↓
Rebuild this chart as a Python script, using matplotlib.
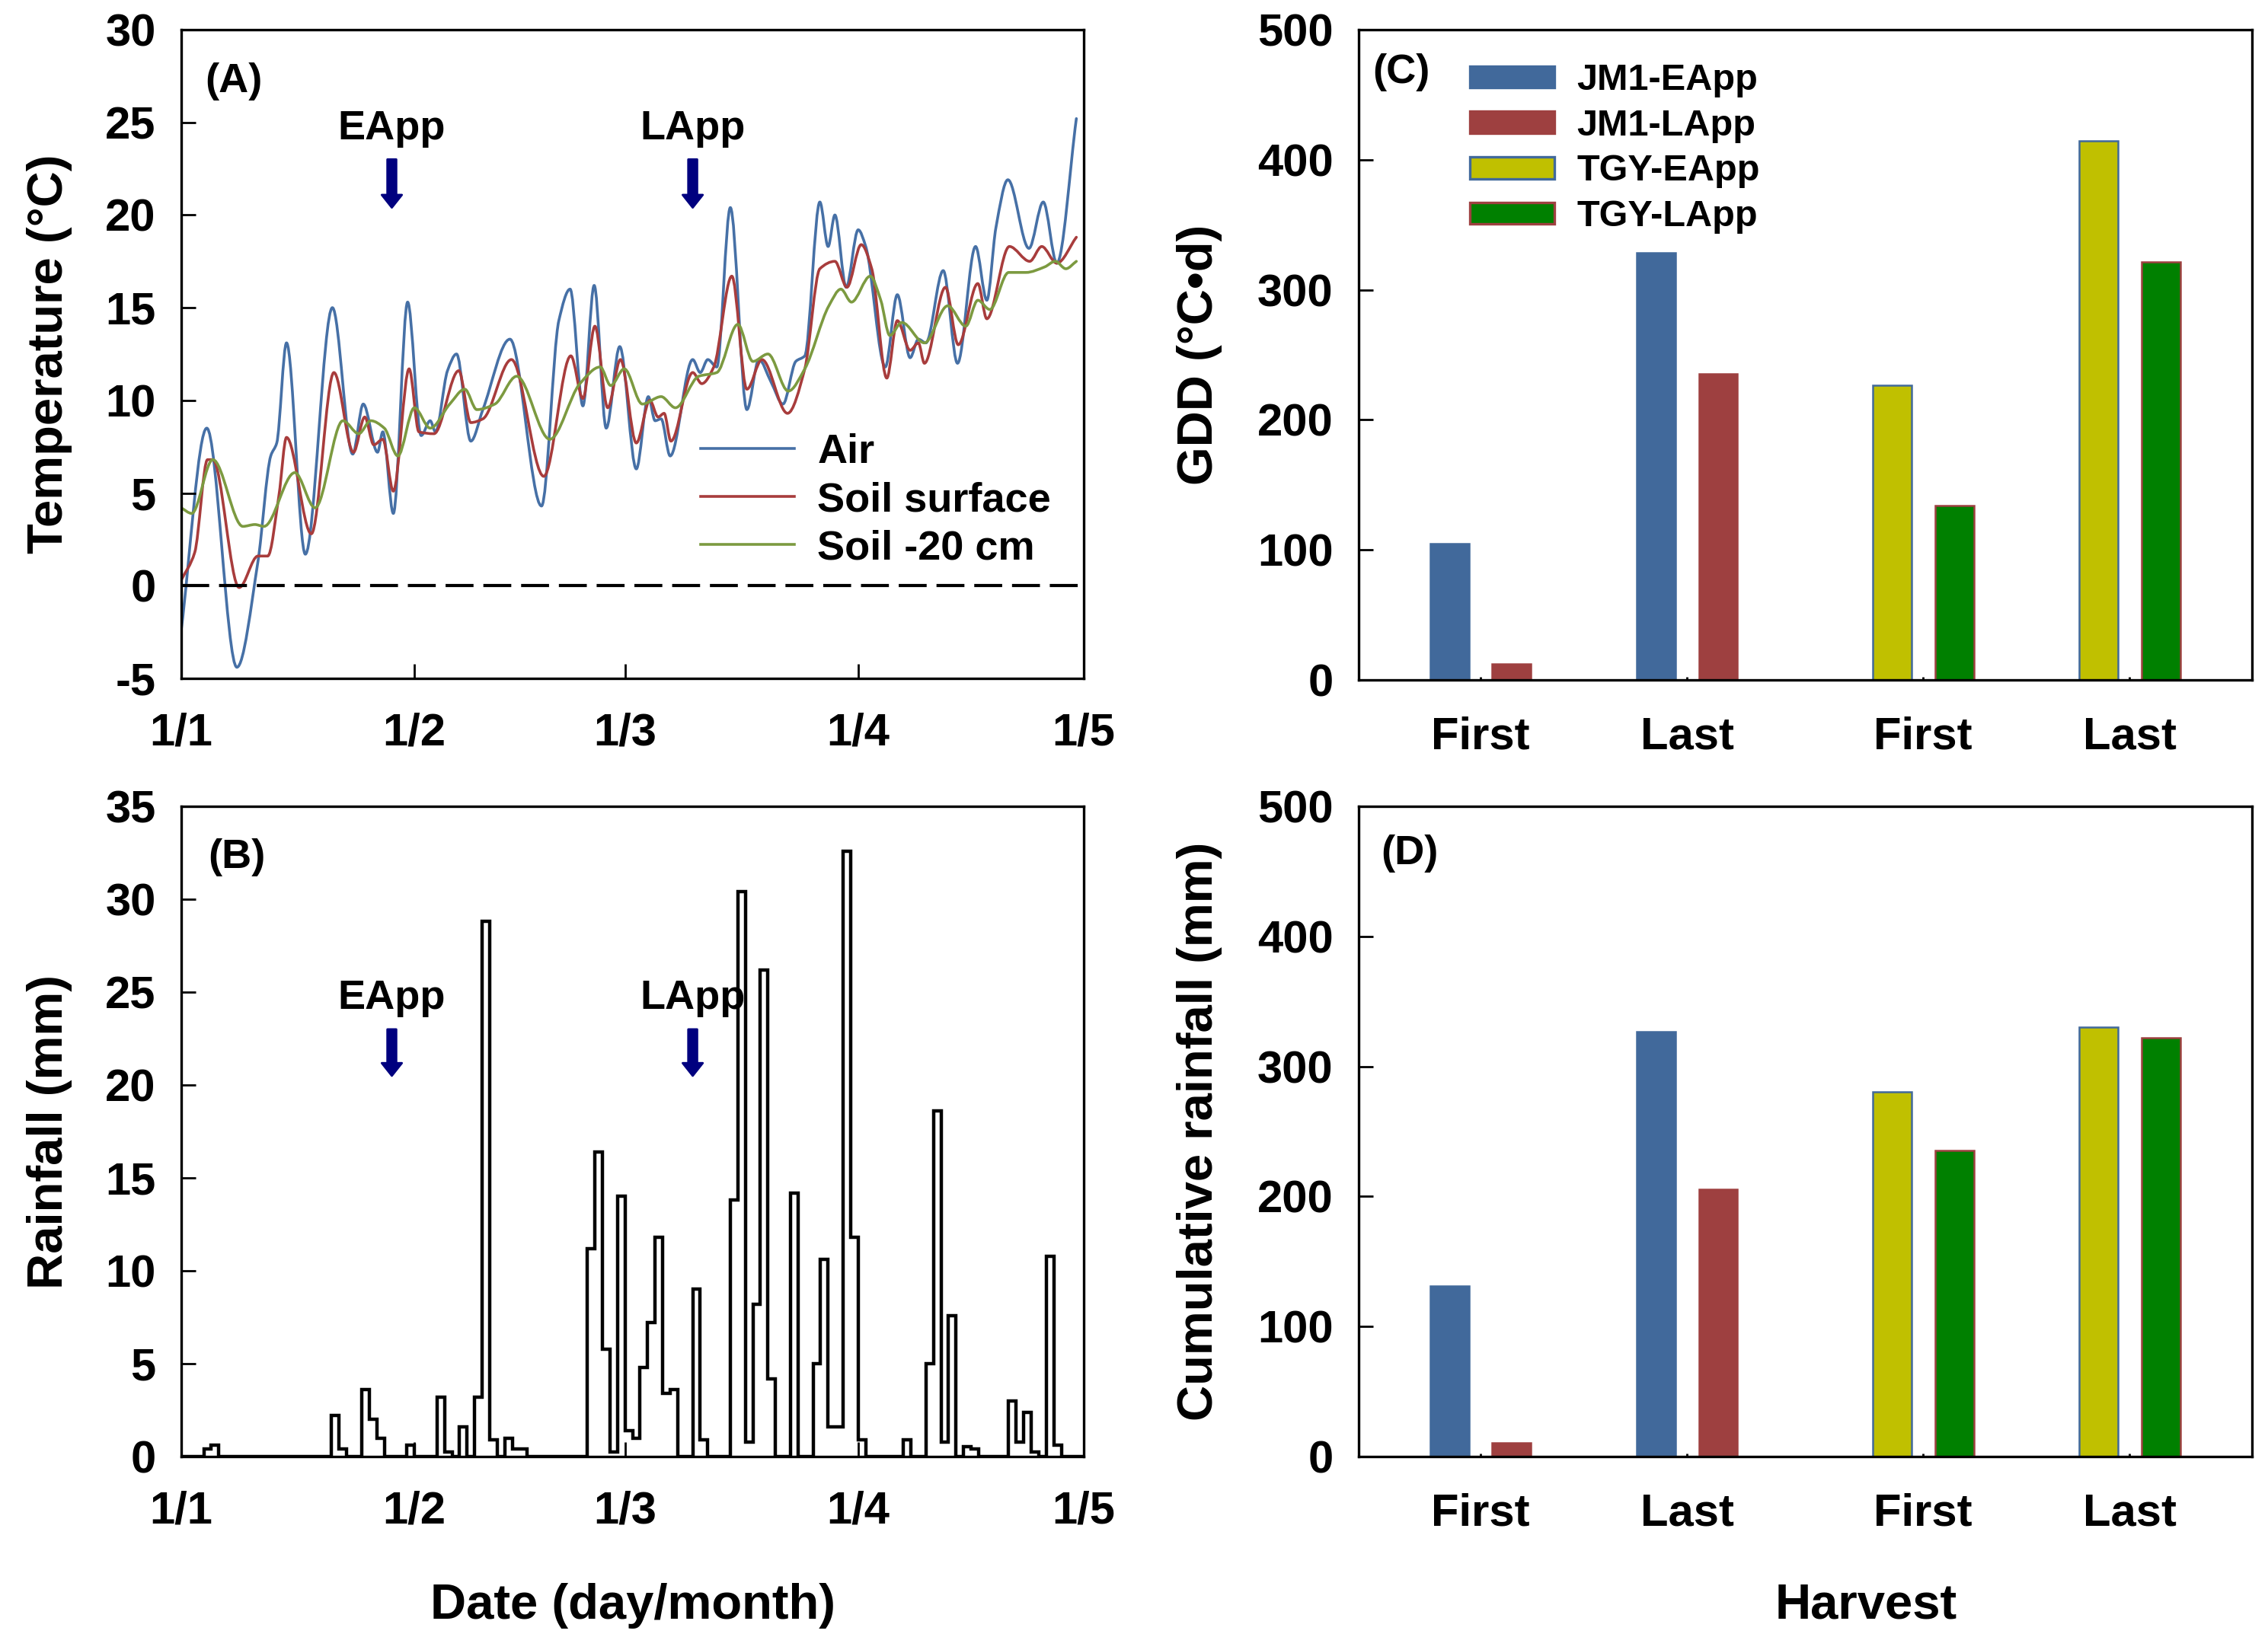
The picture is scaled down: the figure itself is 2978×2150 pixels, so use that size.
import numpy as np
import matplotlib
matplotlib.use("Agg")
import matplotlib.pyplot as plt
from matplotlib.patches import Patch, PathPatch
from matplotlib.lines import Line2D
from matplotlib.path import Path

plt.rcParams['font.family'] = ['Liberation Sans', 'DejaVu Sans']
plt.rcParams['font.weight'] = 'bold'
plt.rcParams['axes.labelweight'] = 'bold'
plt.rcParams['axes.unicode_minus'] = False

# ---------------- data ----------------
date_ticks = [0, 31, 59, 90, 120]
date_labels = ['1/1', '1/2', '1/3', '1/4', '1/5']

air_day = [0, 3.4, 7.4, 10.2, 11.9, 12.7, 14, 16.5, 20.1, 22.8, 24.2, 26.1, 26.8, 28.2, 30.1,
           31.9, 33.1, 33.8, 35.4, 36.6, 38.5, 40.1, 43.7, 47.9, 50.2, 51.7, 53.4, 54.9, 56.5,
           58.3, 60.5, 62.1, 63, 63.8, 65, 68, 69, 70, 71.2, 73, 75.2, 76.8, 78.4, 80, 81.7,
           82.9, 84.9, 86, 86.9, 88.4, 90, 91, 93.6, 95.2, 96.9, 98, 99, 101.3, 103.2, 105.6,
           107.1, 108.3, 109.9, 112.7, 114.6, 116.4, 119]
air_temp = [-2.4, 8.5, -4.4, 1.3, 7, 7.7, 13.1, 1.7, 15, 7.1, 9.8, 7.2, 8.3, 3.9, 15.3,
            8.1, 8.9, 8.3, 11.6, 12.5, 7.8, 9.5, 13.3, 4.3, 14.3, 16, 9.7, 16.2, 8.5,
            12.9, 6.3, 10.2, 8.9, 9, 7, 12.2, 11.5, 12.2, 11.8, 20.4, 9.5, 12.2, 11, 9.8, 12.1,
            12.4, 20.7, 18.3, 20, 16.1, 19.2, 18.3, 11.8, 15.7, 12.3, 13.3, 13.1, 17, 12, 18.3,
            15.4, 19.3, 21.9, 18.2, 20.7, 17.4, 25.2]

surf_day = [0, 1.8, 3.5, 4.2, 7.7, 10.2, 11.5, 13, 14, 17.3, 20.3, 22.9, 24.4, 25.6, 26.8,
            28.2, 30.3, 31.6, 33.6, 36.9, 38.5, 40.1, 43.9, 48.2, 51.8, 53.4, 55, 56.7, 58.4,
            60.5, 62.3, 63.4, 64.2, 65.1, 68, 69.2, 70.8, 73.2, 75.2, 77.2, 80.6, 82.9, 84.9,
            86.9, 88.5, 90.4, 91.8, 93.8, 95.2, 96.9, 98, 98.8, 101.6, 103.3, 105.9, 107.1,
            110.1, 112.8, 114.4, 116.4, 119]
surf_temp = [0.3, 1.8, 6.8, 6.8, -0.1, 1.6, 1.6, 4.9, 8, 2.8, 11.5, 7.2, 9.1, 7.6, 7.9,
             5.1, 11.7, 8.3, 8.2, 11.6, 8.8, 9, 12.2, 5.9, 12.4, 10.1, 14, 9.6, 12.2,
             7.7, 10, 9.1, 9.3, 7.8, 11.5, 10.9, 11.8, 16.7, 10.6, 12.2, 9.3, 11.7, 17.1,
             17.5, 16.1, 18.4, 17.1, 11.2, 14.3, 12.7, 13.1, 12, 16.1, 13, 16.3, 14.4,
             18.3, 17.5, 18.3, 17.4, 18.8]

deep_day = [0, 1.4, 4.2, 8.2, 9.8, 11, 15.1, 17.8, 21.5, 23.6, 25.2, 27, 28.8, 31, 33.1,
            35.7, 37.7, 39.3, 41.7, 44.6, 49, 53, 55.7, 57.1, 58.9, 61.3, 63.8, 65.7, 68.8,
            71.2, 74, 76, 78, 80.7, 82.9, 86.1, 87.7, 89.1, 91.6, 93, 94.2, 95.8, 98.8, 101.9,
            104.3, 105.9, 107.5, 110, 112.3, 114.8, 116.2, 117.6, 119]
deep_temp = [4.2, 3.9, 6.8, 3.2, 3.3, 3.2, 6.1, 4.2, 8.9, 8.2, 8.9, 8.5, 7, 9.6, 8.5,
             9.8, 10.6, 9.5, 9.8, 11.3, 7.9, 10.9, 11.8, 10.8, 11.7, 9.8, 10.2, 9.6, 11.3,
             11.5, 14.1, 12.1, 12.5, 10.5, 11.7, 15.1, 16, 15.3, 16.7, 15.4, 13.5, 14.2, 13.1, 15.1,
             14, 15.4, 14.9, 16.9, 16.9, 17.2, 17.5, 17.1, 17.5]

# daily rainfall (mm), Jan 1 .. Apr 30
rain = [0, 0, 0, 0.4, 0.6, 0, 0, 0, 0, 0,
        0, 0, 0, 0, 0, 0, 0, 0, 0, 0,
        2.2, 0.4, 0, 0, 3.6, 2.0, 1.0, 0, 0, 0,
        0.6, 0, 0, 0, 3.2, 0.25, 0, 1.6, 0, 3.2,
        28.8, 0.9, 0, 1.0, 0.4, 0.4, 0, 0, 0, 0,
        0, 0, 0, 0, 11.2, 16.4, 5.8, 0.25, 14.0, 1.4,
        1.0, 4.8, 7.2, 11.8, 3.4, 3.6, 0, 0, 9.0, 0.9,
        0, 0, 0, 13.8, 30.4, 0.8, 8.2, 26.2, 4.2, 0,
        0, 14.2, 0, 0, 5.0, 10.6, 1.6, 1.6, 32.6, 11.8,
        0.9, 0, 0, 0, 0, 0, 0.9, 0, 0, 5.0,
        18.6, 0.8, 7.6, 0, 0.55, 0.4, 0, 0, 0, 0,
        3.0, 0.8, 2.4, 0.25, 0, 10.8, 0.6, 0, 0, 0]

app_days = [28.0, 68.0]
app_labels = ['EApp', 'LApp']

harvest_labels = ['First', 'Last', 'First', 'Last']
series_names = ['JM1-EApp', 'JM1-LApp', 'TGY-EApp', 'TGY-LApp']
gdd_jm1_e = [105, 328.5]
gdd_jm1_l = [12, 235.4]
gdd_tgy_e = [226.5, 414.4]
gdd_tgy_l = [133.8, 321.4]
crain_jm1_e = [131.2, 326.6]
crain_jm1_l = [10.5, 205.5]
crain_tgy_e = [280.2, 330.4]
crain_tgy_l = [235.4, 322.0]

# ---------------- style ----------------
C_AIR = '#4670A6'
C_SURF = '#A83C3C'
C_DEEP = '#7C9A40'
C_BLUE = '#41699B'
C_RED = '#9E4040'
C_YEL = '#C0C000'
C_GRN = '#008000'
C_ARROW = '#00007F'

TICK_FS = 21.5
LAB_FS = 23.5
ANN_FS = 19.5
LINE_W = 1.3


def smooth_path(x, y):
    """Smooth (monotone cubic Bezier) path through the read points."""
    x = np.asarray(x, float)
    y = np.asarray(y, float)
    h = np.diff(x)
    d = np.diff(y) / h
    n = len(x)
    m = np.zeros(n)
    for i in range(1, n - 1):
        if d[i - 1] * d[i] > 0:
            w1 = 2 * h[i] + h[i - 1]
            w2 = h[i] + 2 * h[i - 1]
            m[i] = (w1 + w2) / (w1 / d[i - 1] + w2 / d[i])
    m[0] = d[0]
    m[-1] = d[-1]
    verts = [(x[0], y[0])]
    codes = [Path.MOVETO]
    for i in range(n - 1):
        verts += [(x[i] + h[i] / 3, y[i] + m[i] * h[i] / 3),
                  (x[i + 1] - h[i] / 3, y[i + 1] - m[i + 1] * h[i] / 3),
                  (x[i + 1], y[i + 1])]
        codes += [Path.CURVE4] * 3
    return Path(verts, codes)


fig = plt.figure(figsize=(14.89, 10.75), dpi=200)
axA = fig.add_axes([0.0799, 0.5856, 0.3980, 0.3963])
axB = fig.add_axes([0.0799, 0.1102, 0.3980, 0.3972])
axC = fig.add_axes([0.5991, 0.5847, 0.3939, 0.3972])
axD = fig.add_axes([0.5991, 0.1102, 0.3939, 0.3972])

for ax in (axA, axB, axC, axD):
    for s in ax.spines.values():
        s.set_linewidth(1.2)
    ax.tick_params(direction='in', length=7, width=1.0, labelsize=TICK_FS,
                   top=False, right=False)

# ---- Panel A ----
for xs, ys, col in ((air_day, air_temp, C_AIR), (surf_day, surf_temp, C_SURF),
                    (deep_day, deep_temp, C_DEEP)):
    axA.add_patch(PathPatch(smooth_path(xs, ys), facecolor='none', edgecolor=col,
                            lw=LINE_W, capstyle='round', joinstyle='round'))
axA.axhline(0, color='black', lw=1.5, dashes=(8.8, 3.1))
axA.set_xlim(0, 120)
axA.set_ylim(-5, 30)
axA.set_yticks(np.arange(-5, 31, 5))
axA.set_ylabel('Temperature (\u00b0C)', fontsize=LAB_FS, fontweight='bold')
axA.yaxis.set_label_coords(-0.121, 0.5)
axA.text(0.058, 0.92, '(A)', transform=axA.transAxes, fontsize=ANN_FS,
         fontweight='bold', ha='center', va='center')
arrow_style = 'simple,head_width=0.95,head_length=0.6,tail_width=0.42'
for d, lab in zip(app_days, app_labels):
    axA.text(d, 24.1, lab, fontsize=ANN_FS, fontweight='bold', ha='center', va='baseline')
    axA.annotate('', xy=(d, 20.4), xytext=(d, 23.0),
                 arrowprops=dict(arrowstyle=arrow_style, color=C_ARROW,
                                 shrinkA=0, shrinkB=0, mutation_scale=10))
line_handles = [Line2D([], [], color=c, lw=LINE_W) for c in (C_AIR, C_SURF, C_DEEP)]
axA.legend(line_handles, ['Air', 'Soil surface', 'Soil -20 cm'],
           loc='center left', bbox_to_anchor=(0.5755, 0.2745), frameon=False,
           handlelength=2.27, handletextpad=0.56, labelspacing=0.24,
           borderpad=0, borderaxespad=0, prop={'weight': 'bold', 'size': ANN_FS})

# ---- Panel B ----
axB.stairs(rain, np.arange(len(rain) + 1), color='black', lw=1.6, baseline=0)
axB.set_xlim(0, 120)
axB.set_ylim(0, 35)
axB.set_yticks(np.arange(0, 36, 5))
axB.set_ylabel('Rainfall (mm)', fontsize=LAB_FS, fontweight='bold')
axB.yaxis.set_label_coords(-0.121, 0.5)
axB.set_xlabel('Date (day/month)', fontsize=LAB_FS, fontweight='bold')
axB.xaxis.set_label_coords(0.5, -0.194)
axB.text(0.062, 0.922, '(B)', transform=axB.transAxes, fontsize=ANN_FS,
         fontweight='bold', ha='center', va='center')
for d, lab in zip(app_days, app_labels):
    axB.text(d, 24.1, lab, fontsize=ANN_FS, fontweight='bold', ha='center', va='baseline')
    axB.annotate('', xy=(d, 20.5), xytext=(d, 23.0),
                 arrowprops=dict(arrowstyle=arrow_style, color=C_ARROW,
                                 shrinkA=0, shrinkB=0, mutation_scale=10))

for ax in (axA, axB):
    ax.set_xticks(date_ticks, date_labels)
    ax.tick_params(axis='x', pad=16)
    ax.tick_params(axis='y', pad=12)

# ---- Panels C, D ----
group_pos = np.array([1.0, 2.0, 3.144, 4.144])
off = 0.151
bw = 0.188
faces = [C_BLUE, C_RED, C_YEL, C_GRN]
edges = [C_BLUE, C_RED, C_BLUE, C_RED]


def bars(ax, jm1e, jm1l, tgye, tgyl):
    ax.bar(group_pos[:2] - off, jm1e, bw, color=C_BLUE, edgecolor=C_BLUE, lw=0.9)
    ax.bar(group_pos[:2] + off, jm1l, bw, color=C_RED, edgecolor=C_RED, lw=0.9)
    ax.bar(group_pos[2:] - off, tgye, bw, color=C_YEL, edgecolor=C_BLUE, lw=0.9)
    ax.bar(group_pos[2:] + off, tgyl, bw, color=C_GRN, edgecolor=C_RED, lw=0.9)
    ax.set_xlim(0.41, 4.738)
    ax.set_ylim(0, 500)
    ax.set_yticks(np.arange(0, 501, 100))
    ax.set_xticks(group_pos, harvest_labels)
    ax.tick_params(axis='x', length=1.5, pad=17)
    ax.tick_params(axis='y', pad=12)


bars(axC, gdd_jm1_e, gdd_jm1_l, gdd_tgy_e, gdd_tgy_l)
bars(axD, crain_jm1_e, crain_jm1_l, crain_tgy_e, crain_tgy_l)

axC.set_ylabel('GDD (\u00b0C\u2022d)', fontsize=LAB_FS, fontweight='bold')
axC.yaxis.set_label_coords(-0.1526, 0.5)
axD.set_ylabel('Cumulative rainfall (mm)', fontsize=LAB_FS, fontweight='bold')
axD.yaxis.set_label_coords(-0.1526, 0.5)
axD.set_xlabel('Harvest', fontsize=LAB_FS, fontweight='bold')
axD.xaxis.set_label_coords(0.568, -0.194)

axC.text(0.048, 0.934, '(C)', transform=axC.transAxes, fontsize=ANN_FS,
         fontweight='bold', ha='center', va='center')
axD.text(0.057, 0.928, '(D)', transform=axD.transAxes, fontsize=ANN_FS,
         fontweight='bold', ha='center', va='center')

handles = [Patch(facecolor=f, edgecolor=e, lw=1.2) for f, e in zip(faces, edges)]
axC.legend(handles, series_names, loc='center left', bbox_to_anchor=(0.1245, 0.817),
           frameon=False, handlelength=2.28, handleheight=0.53, handletextpad=0.6,
           labelspacing=0.30, borderpad=0, borderaxespad=0,
           prop={'weight': 'bold', 'size': 17.5})

for ax in (axA, axB, axC, axD):
    for lab in ax.get_xticklabels() + ax.get_yticklabels():
        lab.set_fontweight('bold')

fig.savefig('out.png', dpi=200)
↑
◆ **To be done**:
Only the lines from the one containing "The picture is" through the one containing "15.4, 19.3, 21.9, 18.2, 20.7, 17.4, 25.2]" are to be extracted, exactly as they appear, with both ends included.

◆ **Solution for this problem**:
The picture is scaled down: the figure itself is 2978×2150 pixels, so use that size.
import numpy as np
import matplotlib
matplotlib.use("Agg")
import matplotlib.pyplot as plt
from matplotlib.patches import Patch, PathPatch
from matplotlib.lines import Line2D
from matplotlib.path import Path

plt.rcParams['font.family'] = ['Liberation Sans', 'DejaVu Sans']
plt.rcParams['font.weight'] = 'bold'
plt.rcParams['axes.labelweight'] = 'bold'
plt.rcParams['axes.unicode_minus'] = False

# ---------------- data ----------------
date_ticks = [0, 31, 59, 90, 120]
date_labels = ['1/1', '1/2', '1/3', '1/4', '1/5']

air_day = [0, 3.4, 7.4, 10.2, 11.9, 12.7, 14, 16.5, 20.1, 22.8, 24.2, 26.1, 26.8, 28.2, 30.1,
           31.9, 33.1, 33.8, 35.4, 36.6, 38.5, 40.1, 43.7, 47.9, 50.2, 51.7, 53.4, 54.9, 56.5,
           58.3, 60.5, 62.1, 63, 63.8, 65, 68, 69, 70, 71.2, 73, 75.2, 76.8, 78.4, 80, 81.7,
           82.9, 84.9, 86, 86.9, 88.4, 90, 91, 93.6, 95.2, 96.9, 98, 99, 101.3, 103.2, 105.6,
           107.1, 108.3, 109.9, 112.7, 114.6, 116.4, 119]
air_temp = [-2.4, 8.5, -4.4, 1.3, 7, 7.7, 13.1, 1.7, 15, 7.1, 9.8, 7.2, 8.3, 3.9, 15.3,
            8.1, 8.9, 8.3, 11.6, 12.5, 7.8, 9.5, 13.3, 4.3, 14.3, 16, 9.7, 16.2, 8.5,
            12.9, 6.3, 10.2, 8.9, 9, 7, 12.2, 11.5, 12.2, 11.8, 20.4, 9.5, 12.2, 11, 9.8, 12.1,
            12.4, 20.7, 18.3, 20, 16.1, 19.2, 18.3, 11.8, 15.7, 12.3, 13.3, 13.1, 17, 12, 18.3,
            15.4, 19.3, 21.9, 18.2, 20.7, 17.4, 25.2]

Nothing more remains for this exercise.